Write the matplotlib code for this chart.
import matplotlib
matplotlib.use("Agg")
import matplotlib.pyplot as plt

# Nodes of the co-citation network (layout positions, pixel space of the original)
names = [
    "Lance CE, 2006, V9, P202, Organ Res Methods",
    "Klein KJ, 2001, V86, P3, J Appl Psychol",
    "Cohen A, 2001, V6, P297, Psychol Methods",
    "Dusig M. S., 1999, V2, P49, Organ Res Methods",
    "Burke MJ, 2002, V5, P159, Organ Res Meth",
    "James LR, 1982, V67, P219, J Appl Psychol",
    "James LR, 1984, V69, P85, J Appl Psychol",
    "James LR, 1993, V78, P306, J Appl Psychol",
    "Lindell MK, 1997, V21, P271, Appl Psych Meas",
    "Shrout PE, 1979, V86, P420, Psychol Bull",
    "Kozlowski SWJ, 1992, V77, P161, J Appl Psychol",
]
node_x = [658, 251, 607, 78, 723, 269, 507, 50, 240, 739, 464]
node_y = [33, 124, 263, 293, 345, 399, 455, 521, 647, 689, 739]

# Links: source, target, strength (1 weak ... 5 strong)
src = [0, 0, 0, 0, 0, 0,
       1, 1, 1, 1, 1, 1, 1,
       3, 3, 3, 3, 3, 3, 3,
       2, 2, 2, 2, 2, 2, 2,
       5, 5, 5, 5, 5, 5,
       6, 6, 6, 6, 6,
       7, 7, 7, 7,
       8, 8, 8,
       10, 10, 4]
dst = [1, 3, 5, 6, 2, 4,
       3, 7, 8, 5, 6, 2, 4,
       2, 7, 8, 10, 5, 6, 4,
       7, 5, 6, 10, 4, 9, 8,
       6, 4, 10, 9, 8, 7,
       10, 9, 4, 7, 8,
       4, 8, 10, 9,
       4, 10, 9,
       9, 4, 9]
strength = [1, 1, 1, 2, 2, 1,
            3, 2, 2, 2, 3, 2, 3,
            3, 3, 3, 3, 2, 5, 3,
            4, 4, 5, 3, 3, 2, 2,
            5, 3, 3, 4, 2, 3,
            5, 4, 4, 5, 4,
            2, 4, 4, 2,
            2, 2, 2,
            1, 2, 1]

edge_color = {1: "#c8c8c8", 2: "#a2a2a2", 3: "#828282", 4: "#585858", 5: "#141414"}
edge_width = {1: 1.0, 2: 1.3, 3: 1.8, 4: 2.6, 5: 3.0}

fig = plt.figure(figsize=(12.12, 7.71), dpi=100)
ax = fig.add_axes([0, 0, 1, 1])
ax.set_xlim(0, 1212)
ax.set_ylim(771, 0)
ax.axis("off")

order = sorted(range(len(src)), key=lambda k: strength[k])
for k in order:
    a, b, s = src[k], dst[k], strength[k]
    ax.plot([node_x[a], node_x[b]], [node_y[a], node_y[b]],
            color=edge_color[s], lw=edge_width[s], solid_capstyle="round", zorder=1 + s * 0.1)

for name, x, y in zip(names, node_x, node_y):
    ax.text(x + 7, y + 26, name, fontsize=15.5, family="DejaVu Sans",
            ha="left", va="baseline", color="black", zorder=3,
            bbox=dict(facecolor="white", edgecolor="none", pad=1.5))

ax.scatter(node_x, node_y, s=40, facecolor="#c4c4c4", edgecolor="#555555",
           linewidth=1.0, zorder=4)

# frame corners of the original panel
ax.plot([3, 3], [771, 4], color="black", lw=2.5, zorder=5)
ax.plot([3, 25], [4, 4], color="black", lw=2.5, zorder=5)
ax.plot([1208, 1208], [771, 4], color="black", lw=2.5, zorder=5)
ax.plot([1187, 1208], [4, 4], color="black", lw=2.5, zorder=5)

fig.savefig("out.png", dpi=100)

· · · ·

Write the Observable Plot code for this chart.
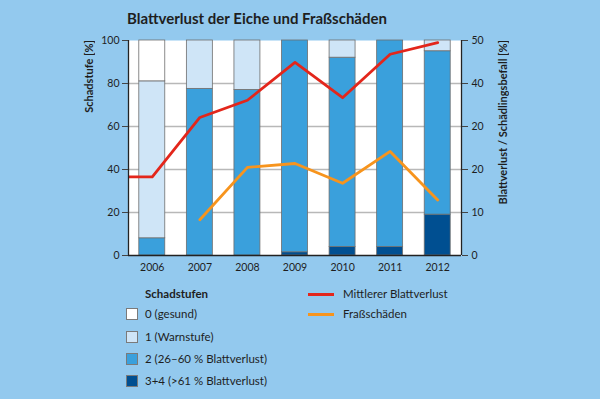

· · · ·

Work required:
Quote the lines that begin at the line containing "Write the matplotlib code for this chart." and end at the line containing "import matplotlib.pyplot as plt", keeping both of those lines.

Result of this task:
Write the matplotlib code for this chart.
import matplotlib
matplotlib.use("Agg")
import matplotlib.pyplot as plt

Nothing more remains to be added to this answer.